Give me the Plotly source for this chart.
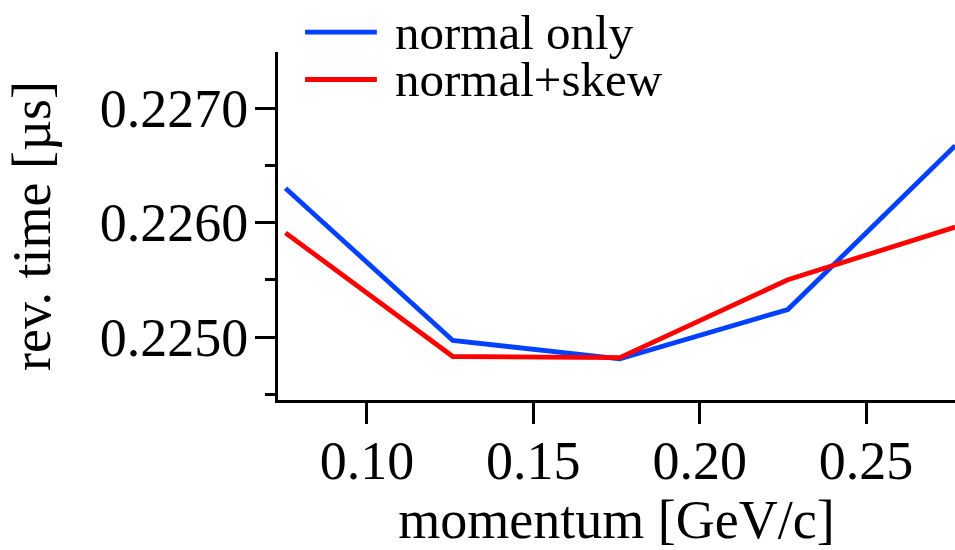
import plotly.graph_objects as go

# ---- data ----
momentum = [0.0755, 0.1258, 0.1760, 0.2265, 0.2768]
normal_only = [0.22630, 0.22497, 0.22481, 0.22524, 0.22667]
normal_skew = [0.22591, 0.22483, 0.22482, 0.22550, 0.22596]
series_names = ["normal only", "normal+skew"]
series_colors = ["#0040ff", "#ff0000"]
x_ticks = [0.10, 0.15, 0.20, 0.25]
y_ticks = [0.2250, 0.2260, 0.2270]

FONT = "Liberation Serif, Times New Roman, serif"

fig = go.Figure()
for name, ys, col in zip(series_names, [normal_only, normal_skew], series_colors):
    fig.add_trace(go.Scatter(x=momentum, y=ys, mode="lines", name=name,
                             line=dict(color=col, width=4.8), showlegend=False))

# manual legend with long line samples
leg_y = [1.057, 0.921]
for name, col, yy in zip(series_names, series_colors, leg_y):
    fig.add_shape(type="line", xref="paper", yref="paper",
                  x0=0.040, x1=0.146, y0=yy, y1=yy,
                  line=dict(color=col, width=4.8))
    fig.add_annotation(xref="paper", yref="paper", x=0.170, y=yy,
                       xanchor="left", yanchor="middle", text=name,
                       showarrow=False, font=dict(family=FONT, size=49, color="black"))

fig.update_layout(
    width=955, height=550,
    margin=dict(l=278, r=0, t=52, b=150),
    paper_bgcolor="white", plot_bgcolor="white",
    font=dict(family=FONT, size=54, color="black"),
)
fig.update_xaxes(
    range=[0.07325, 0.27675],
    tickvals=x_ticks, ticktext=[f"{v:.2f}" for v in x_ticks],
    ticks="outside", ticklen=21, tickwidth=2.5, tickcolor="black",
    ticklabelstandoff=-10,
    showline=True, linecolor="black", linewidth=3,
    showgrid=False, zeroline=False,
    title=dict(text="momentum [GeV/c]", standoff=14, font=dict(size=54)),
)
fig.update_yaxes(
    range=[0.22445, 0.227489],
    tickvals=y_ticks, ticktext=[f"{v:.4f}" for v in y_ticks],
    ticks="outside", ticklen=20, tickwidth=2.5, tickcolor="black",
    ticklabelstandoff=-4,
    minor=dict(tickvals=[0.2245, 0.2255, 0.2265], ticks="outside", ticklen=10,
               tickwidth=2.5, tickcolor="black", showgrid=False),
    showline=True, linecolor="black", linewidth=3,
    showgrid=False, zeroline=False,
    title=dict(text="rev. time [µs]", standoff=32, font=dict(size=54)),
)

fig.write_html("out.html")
=-=-=-=-=
YOUR OBJECTIVE
Write out each line of the listing above, exactly, from its first line to the line holding "line=dict(color=col, width=4.8), showlegend=False))", inclusive. Skip the pictures.

RESULT
Give me the Plotly source for this chart.
import plotly.graph_objects as go

# ---- data ----
momentum = [0.0755, 0.1258, 0.1760, 0.2265, 0.2768]
normal_only = [0.22630, 0.22497, 0.22481, 0.22524, 0.22667]
normal_skew = [0.22591, 0.22483, 0.22482, 0.22550, 0.22596]
series_names = ["normal only", "normal+skew"]
series_colors = ["#0040ff", "#ff0000"]
x_ticks = [0.10, 0.15, 0.20, 0.25]
y_ticks = [0.2250, 0.2260, 0.2270]

FONT = "Liberation Serif, Times New Roman, serif"

fig = go.Figure()
for name, ys, col in zip(series_names, [normal_only, normal_skew], series_colors):
    fig.add_trace(go.Scatter(x=momentum, y=ys, mode="lines", name=name,
                             line=dict(color=col, width=4.8), showlegend=False))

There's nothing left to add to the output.